SS: No. Maybe if there's some dramatic change to the system. I have so much empathy for people in Congress because they have to spend so much time fundraising. It detracts from the quality of the governance we get. I think it's degrading to public servants—people we want to act in our best interest. As Barney Frank used to say, "It's the only job in the world where you're supposed to be elected and follow your conscience and do what's right—but you spend half your time begging for money from people who want you to do something else."

WCT: What's the most important thing you've learned about yourself?

SS: The most important thing is how much I have to learn. I've learned that no one has all the answers. I've learned my own weaknesses and I've learned how important it is to be close to people you love and who love you back.

I've also learned—through decades of political, human-rights and social-justice work—how fragile our gains are and how quickly people take the progress of the generation before them for granted.
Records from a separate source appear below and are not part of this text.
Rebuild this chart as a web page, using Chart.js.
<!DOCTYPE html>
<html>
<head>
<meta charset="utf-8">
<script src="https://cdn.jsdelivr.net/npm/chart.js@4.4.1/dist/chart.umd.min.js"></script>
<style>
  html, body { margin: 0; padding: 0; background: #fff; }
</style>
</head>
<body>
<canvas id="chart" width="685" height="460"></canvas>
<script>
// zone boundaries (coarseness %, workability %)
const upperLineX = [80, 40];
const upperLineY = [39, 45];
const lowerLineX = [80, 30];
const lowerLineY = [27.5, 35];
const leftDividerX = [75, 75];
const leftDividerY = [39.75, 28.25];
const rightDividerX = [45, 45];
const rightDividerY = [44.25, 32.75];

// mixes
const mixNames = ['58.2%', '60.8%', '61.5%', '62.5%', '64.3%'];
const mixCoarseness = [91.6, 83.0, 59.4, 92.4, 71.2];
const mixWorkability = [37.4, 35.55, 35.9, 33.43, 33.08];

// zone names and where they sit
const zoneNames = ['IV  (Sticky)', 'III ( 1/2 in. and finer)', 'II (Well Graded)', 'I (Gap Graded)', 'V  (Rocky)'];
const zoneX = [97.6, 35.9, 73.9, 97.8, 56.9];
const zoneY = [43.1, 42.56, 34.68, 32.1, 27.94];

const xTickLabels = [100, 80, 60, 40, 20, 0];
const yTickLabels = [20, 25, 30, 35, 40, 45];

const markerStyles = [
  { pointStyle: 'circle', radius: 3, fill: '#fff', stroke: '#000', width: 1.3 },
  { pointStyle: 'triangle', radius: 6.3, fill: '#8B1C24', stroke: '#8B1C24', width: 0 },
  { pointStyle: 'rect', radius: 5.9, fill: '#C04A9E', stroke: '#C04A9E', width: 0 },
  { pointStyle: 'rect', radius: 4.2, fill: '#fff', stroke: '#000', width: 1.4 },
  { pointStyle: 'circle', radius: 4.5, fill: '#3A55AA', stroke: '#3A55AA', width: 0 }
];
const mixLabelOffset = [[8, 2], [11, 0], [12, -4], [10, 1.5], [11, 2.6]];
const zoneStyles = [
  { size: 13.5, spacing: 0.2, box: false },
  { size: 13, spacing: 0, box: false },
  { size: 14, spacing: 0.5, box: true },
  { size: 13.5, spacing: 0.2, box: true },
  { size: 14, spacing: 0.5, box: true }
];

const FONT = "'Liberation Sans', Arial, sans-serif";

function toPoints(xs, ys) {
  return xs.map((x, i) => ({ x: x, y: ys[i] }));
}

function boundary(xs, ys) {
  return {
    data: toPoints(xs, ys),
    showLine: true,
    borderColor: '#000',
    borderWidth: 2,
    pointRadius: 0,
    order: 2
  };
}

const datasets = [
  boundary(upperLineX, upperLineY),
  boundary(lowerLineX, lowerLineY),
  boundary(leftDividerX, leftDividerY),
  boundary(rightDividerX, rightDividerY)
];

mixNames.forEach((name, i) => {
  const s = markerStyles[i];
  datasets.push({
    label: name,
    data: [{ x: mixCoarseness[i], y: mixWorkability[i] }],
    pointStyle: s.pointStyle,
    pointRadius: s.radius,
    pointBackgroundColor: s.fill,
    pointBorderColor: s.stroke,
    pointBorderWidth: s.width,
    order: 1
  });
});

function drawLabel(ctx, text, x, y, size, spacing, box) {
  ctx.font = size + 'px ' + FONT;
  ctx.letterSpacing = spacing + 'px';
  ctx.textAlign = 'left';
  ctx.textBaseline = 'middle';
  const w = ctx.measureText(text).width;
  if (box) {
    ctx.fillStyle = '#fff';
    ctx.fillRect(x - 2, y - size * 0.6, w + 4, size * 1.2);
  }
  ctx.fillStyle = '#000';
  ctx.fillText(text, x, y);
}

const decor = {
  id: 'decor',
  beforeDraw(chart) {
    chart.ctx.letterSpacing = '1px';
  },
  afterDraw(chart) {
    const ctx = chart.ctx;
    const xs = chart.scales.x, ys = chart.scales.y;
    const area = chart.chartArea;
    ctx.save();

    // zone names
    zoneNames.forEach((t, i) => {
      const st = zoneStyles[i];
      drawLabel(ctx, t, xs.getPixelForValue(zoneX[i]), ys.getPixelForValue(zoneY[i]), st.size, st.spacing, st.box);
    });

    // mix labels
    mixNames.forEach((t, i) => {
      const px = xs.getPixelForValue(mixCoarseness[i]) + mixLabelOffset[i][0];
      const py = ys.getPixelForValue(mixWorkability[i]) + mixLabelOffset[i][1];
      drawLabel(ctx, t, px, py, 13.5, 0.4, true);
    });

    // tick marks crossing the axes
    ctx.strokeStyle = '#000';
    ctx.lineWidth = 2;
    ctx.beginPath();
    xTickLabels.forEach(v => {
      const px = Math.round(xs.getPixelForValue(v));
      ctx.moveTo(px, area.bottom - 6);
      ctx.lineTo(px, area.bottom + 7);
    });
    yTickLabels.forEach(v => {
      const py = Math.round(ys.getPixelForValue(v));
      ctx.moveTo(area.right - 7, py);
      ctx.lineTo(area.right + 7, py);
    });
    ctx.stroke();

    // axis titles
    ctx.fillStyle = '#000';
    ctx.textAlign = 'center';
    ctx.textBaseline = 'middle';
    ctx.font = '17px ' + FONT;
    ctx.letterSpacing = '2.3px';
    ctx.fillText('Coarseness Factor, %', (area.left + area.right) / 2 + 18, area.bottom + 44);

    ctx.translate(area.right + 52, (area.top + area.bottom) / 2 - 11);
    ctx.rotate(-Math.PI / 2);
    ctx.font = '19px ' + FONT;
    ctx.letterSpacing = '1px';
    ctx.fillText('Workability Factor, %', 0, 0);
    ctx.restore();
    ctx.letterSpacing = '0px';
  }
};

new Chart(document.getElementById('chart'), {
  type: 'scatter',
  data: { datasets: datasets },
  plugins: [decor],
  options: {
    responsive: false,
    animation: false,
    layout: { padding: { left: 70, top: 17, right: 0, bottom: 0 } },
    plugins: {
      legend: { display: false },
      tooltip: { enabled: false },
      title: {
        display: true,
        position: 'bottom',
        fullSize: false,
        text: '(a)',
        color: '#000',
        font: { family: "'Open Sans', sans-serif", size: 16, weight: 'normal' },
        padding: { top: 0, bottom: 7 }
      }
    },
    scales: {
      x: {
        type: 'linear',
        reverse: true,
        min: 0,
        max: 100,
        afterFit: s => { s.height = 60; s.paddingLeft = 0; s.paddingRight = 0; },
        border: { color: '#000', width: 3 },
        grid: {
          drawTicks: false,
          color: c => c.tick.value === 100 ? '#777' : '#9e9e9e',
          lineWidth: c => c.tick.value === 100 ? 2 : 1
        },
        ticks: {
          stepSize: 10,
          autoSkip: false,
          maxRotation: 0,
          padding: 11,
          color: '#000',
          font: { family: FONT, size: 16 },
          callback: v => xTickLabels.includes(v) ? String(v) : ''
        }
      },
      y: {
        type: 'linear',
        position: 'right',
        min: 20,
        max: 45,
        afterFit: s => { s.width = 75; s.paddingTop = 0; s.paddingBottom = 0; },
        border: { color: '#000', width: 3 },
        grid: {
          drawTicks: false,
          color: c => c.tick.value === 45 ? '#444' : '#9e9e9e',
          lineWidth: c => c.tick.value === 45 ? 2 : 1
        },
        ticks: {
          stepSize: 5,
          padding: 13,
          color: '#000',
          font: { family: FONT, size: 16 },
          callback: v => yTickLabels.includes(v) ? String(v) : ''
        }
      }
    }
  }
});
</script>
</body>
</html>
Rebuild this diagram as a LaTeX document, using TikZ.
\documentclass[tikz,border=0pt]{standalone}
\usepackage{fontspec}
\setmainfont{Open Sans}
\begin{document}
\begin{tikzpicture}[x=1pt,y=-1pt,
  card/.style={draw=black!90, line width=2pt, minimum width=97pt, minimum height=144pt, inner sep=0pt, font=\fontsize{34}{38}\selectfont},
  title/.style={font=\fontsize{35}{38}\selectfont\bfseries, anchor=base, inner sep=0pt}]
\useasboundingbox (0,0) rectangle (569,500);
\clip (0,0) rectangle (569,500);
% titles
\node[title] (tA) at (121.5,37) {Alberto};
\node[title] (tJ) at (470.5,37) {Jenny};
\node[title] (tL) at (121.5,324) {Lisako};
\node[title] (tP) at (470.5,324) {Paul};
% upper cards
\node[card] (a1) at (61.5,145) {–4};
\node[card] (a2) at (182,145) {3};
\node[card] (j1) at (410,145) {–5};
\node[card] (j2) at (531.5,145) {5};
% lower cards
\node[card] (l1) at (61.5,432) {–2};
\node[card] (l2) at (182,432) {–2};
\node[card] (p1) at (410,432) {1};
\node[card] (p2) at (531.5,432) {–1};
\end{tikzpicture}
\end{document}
And that's across the board: You can look at reproductive rights and women's health, the civil-rights movement and AIDS. Progress is fragile and [involves] a never-ending commitment to keep and expand those rights.

WCT: Yes; progress can be lost in buckets and gained in drops.

SS: It is. We've seen, in all sorts of ways with the LGBT community, many countries going backward—and things could get much worse. When people in some faraway country are losing rights, we better pay attention because we could be next.

WCT: What would you like your legacy to be?

SS: When I wrote the book, I told my story to that point. What come to mind are young people I'd like to inspire. I love it when I hear from people who've read Body Counts and seen the film. I want as much of my life as possible to be an inspiring example. That's the legacy I most treasure.